Negative reviews are uncomfortable. Sometimes they’re unfair or flat out untrue. Most often, however, they provide valuable feedback you can use to improve your company. For instance, here’s some constructive feedback we’ve gotten on our Glassdoor profile:

  • “Bigger workplace as the company is growing so fast, workplace is feeling a little crowded.”
  •  “Could use better work amenities like newer microwaves, breakroom equipment for preparing food, etc.”

We saw these reviews as we were preparing to move our offices, and because of these reviews and others like them, we moved to a larger space than we’d first planned. We also made an effort to improve the equipment in our breakrooms and built two breakrooms instead of one.

When you get negative feedback in reviews, analyze it to see if it’s something you can improve. It might not feel comfortable, but it’ll help your organization grow for the better. If it’s something you can’t incorporate, communicate. Start a Slack channel or have a meeting to discuss logistics, timelines, and reasoning, especially if it’s something commonly mentioned or asked for in reviews. Employees will appreciate that you paid attention to their feedback and took the time to be open.

How to Respond to Negative and Positive Glassdoor Reviews

As we said above, we often take time to sort out and analyze constructive feedback.  However, taking it a step farther and actually replying to these reviews in Glassdoor provides even more value.

If you’re not sure how to respond to Glassdoor reviews, remember that responding is your chance to:

  • Address criticisms. Tell the other side of the story. You don’t need to debate (actually, you can’t because the reviewer can’t post a rebuttal and you only get one reply), but you can dispute (and report) false claims. Glassdoor provides some other great advice here on how to respond to Glassdoor reviews in a way that reflects well on your employer brand.
  • Thank the reviewer. Express your gratitude for both the compliments and the constructive feedback. It shows that your organization is humble enough to take feedback and gracious enough to say, “Thanks!” even when it’s difficult.
  • Show you’re proactive. Potential candidates want to see that your organization actually cares about feedback. If you don’t reply, you’re missing an opportunity to prove that. Prove it a step further by addressing critical feedback with your team’s plan to improve based on that specific concern.

Replying to reviews is a great opportunity to quash negative perceptions and enhance positive ones about your company. Don’t feel pressured to reply to every single review. But taking a little time to reply to those who took time to give you feedback will show potential candidates that your organization cares. As mentioned earlier, it shows your employees that you care, too, which is also important.
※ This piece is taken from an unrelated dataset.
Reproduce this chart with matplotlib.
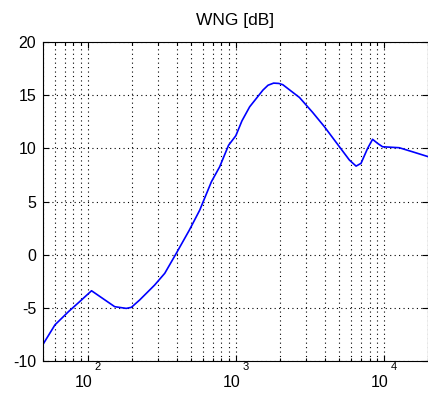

Customers also care about your employer brand. Are you sending the right message?

Promote Your Glassdoor Profile on Social Media

Social media has a huge presence in most job seekers’ routines and is a great place to promote your Glassdoor profile. As you collect reviews, your Glassdoor rating will reflect the average score your reviewers give your company. Use a high Glassdoor rating to your advantage by sharing it across your social media channels, including Facebook, LinkedIn, and Twitter pages, and you can even include the Glassdoor badge to your website’s careers section. When you’ve put in the work to create the best Glassdoor profile you can, share your accomplishment with the world and really show candidates what a good employment opportunity your company has to offer.

Recap of Tips for Improving Your Glassdoor Profile

We’ve included quite a few tips in this post, so here’s a recap of the main points:

  • Encourage employees to write anonymous reviews.
  • Keep your Glassdoor profile up to date.
  • Incorporate the feedback you receive.
  • Respond to reviews.
  • Promote your Glassdoor rating on social media.

By doing so, you too can manage your employer brand and attract the candidates you need to succeed!